▶ Directions for this task: Copy each line with the word "that" in it.

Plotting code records
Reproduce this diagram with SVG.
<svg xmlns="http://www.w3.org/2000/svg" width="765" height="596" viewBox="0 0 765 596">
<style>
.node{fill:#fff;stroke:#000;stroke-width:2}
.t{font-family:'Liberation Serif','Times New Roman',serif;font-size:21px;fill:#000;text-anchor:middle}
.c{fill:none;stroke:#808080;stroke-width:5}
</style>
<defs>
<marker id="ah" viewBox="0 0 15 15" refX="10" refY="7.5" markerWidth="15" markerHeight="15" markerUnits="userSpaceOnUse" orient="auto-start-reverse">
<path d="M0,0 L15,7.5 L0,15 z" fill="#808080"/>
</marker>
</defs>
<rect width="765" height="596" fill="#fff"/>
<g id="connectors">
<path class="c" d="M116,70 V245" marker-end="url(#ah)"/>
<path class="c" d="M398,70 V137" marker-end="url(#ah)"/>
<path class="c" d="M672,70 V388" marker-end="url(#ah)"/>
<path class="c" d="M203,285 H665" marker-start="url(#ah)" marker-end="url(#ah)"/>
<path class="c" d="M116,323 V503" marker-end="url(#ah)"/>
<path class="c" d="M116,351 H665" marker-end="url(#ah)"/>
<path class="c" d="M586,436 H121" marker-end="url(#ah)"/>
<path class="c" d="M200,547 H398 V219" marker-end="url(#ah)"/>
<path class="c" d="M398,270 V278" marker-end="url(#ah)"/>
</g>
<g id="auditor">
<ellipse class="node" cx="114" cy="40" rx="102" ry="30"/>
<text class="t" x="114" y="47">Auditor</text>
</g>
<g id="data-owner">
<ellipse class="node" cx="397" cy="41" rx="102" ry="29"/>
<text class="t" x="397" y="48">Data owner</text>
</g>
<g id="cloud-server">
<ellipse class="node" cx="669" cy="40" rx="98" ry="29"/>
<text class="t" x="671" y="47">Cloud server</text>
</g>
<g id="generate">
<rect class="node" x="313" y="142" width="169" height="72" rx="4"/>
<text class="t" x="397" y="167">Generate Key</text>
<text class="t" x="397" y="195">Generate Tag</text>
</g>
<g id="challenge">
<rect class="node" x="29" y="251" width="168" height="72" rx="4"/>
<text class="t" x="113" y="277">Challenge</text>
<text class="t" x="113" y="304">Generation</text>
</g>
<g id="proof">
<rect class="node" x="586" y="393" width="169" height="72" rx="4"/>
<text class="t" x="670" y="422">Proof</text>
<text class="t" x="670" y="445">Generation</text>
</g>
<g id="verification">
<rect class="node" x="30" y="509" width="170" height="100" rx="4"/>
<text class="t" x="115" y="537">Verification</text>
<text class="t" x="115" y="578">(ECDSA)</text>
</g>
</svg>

* * *

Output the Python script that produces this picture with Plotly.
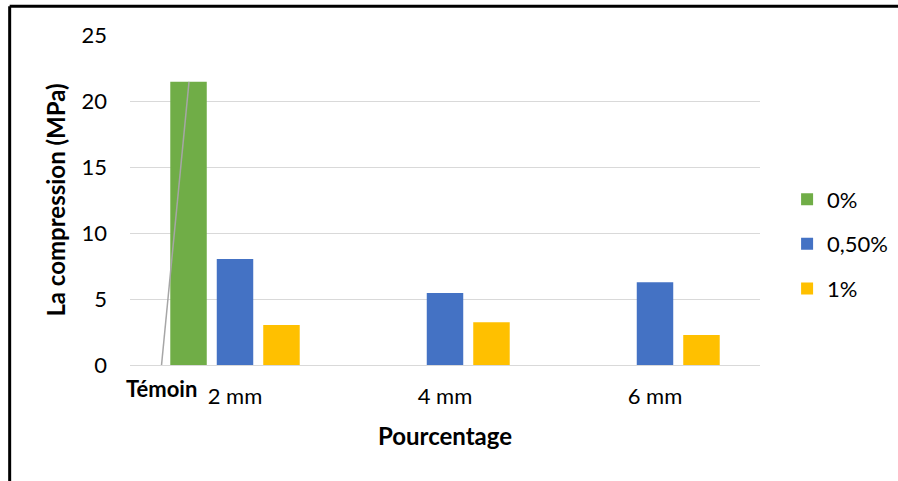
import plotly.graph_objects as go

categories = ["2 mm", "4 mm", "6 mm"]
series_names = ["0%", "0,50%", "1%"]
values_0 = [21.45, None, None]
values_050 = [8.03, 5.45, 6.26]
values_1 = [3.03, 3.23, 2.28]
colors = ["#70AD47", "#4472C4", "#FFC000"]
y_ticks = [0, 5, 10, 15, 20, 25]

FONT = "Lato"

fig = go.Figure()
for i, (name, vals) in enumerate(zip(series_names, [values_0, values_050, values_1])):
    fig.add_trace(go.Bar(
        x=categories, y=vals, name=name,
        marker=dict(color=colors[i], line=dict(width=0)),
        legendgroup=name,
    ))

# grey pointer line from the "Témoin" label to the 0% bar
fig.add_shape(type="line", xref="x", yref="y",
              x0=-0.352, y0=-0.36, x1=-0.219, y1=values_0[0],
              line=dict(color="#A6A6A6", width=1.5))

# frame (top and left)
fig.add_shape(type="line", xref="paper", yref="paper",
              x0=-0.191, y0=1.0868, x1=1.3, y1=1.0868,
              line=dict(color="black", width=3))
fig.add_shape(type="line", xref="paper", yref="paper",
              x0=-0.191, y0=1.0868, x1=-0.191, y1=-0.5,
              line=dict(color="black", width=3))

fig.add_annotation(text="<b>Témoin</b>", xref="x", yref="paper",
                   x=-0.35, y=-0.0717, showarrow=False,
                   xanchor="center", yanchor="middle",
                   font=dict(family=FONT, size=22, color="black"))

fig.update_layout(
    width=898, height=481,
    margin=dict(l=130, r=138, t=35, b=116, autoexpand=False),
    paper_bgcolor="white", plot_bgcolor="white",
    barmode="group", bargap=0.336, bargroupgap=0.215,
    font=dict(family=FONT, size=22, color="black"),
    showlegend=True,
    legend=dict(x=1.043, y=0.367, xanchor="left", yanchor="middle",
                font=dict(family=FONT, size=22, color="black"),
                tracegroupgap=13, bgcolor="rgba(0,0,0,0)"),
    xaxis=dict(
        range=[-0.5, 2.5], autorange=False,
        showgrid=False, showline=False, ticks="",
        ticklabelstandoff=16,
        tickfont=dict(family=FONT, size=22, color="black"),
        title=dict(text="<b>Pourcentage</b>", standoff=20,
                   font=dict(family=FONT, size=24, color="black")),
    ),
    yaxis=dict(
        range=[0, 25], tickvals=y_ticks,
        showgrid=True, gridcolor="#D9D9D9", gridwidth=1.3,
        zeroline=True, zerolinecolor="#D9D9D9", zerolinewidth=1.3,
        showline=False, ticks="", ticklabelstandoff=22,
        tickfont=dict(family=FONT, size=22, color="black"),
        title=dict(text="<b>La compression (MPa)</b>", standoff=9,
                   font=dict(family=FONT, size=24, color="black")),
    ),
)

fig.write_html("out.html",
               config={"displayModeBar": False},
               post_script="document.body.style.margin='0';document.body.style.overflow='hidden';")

* * *

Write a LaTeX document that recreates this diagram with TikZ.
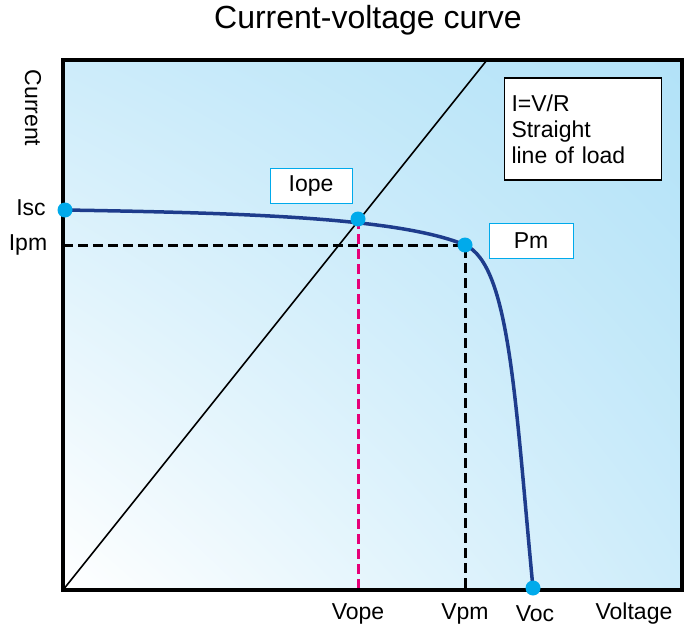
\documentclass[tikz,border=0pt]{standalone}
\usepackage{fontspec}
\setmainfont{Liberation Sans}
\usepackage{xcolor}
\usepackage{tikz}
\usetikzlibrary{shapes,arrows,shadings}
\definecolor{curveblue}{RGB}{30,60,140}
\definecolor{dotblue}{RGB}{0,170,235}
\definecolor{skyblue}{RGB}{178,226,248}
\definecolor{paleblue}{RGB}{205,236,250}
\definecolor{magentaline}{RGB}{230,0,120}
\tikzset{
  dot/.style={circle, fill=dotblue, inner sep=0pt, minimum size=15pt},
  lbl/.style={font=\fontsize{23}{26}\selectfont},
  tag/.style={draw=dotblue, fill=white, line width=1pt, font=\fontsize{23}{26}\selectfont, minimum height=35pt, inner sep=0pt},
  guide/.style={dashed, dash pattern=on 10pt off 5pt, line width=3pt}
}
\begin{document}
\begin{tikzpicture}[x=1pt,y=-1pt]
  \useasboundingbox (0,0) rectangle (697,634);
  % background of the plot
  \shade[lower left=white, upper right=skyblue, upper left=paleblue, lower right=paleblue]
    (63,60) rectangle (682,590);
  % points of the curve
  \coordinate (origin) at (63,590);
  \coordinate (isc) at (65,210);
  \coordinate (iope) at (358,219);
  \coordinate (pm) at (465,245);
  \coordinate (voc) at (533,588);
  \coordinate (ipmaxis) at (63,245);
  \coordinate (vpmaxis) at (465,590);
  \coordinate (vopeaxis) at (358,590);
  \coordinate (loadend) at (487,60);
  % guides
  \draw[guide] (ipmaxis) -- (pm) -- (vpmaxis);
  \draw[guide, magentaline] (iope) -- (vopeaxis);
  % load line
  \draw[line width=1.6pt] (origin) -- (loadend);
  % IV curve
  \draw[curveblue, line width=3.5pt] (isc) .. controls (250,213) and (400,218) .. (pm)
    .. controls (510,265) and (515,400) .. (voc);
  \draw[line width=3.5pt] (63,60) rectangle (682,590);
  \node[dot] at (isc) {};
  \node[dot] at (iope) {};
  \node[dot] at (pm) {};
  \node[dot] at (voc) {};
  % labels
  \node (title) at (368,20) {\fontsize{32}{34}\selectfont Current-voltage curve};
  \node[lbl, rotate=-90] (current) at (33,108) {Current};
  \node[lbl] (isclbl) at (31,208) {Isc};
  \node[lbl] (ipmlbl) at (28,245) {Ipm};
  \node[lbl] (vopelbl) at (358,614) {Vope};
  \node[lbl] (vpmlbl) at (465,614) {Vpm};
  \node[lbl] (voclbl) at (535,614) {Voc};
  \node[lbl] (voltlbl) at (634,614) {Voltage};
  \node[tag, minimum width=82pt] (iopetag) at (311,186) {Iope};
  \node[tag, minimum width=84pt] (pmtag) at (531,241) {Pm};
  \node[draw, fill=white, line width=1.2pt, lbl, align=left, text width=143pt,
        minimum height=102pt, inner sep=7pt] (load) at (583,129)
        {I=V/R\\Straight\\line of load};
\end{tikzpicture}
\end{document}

▶ Problem solution:
Output the Python script that produces this picture with Plotly.
Write a LaTeX document that recreates this diagram with TikZ.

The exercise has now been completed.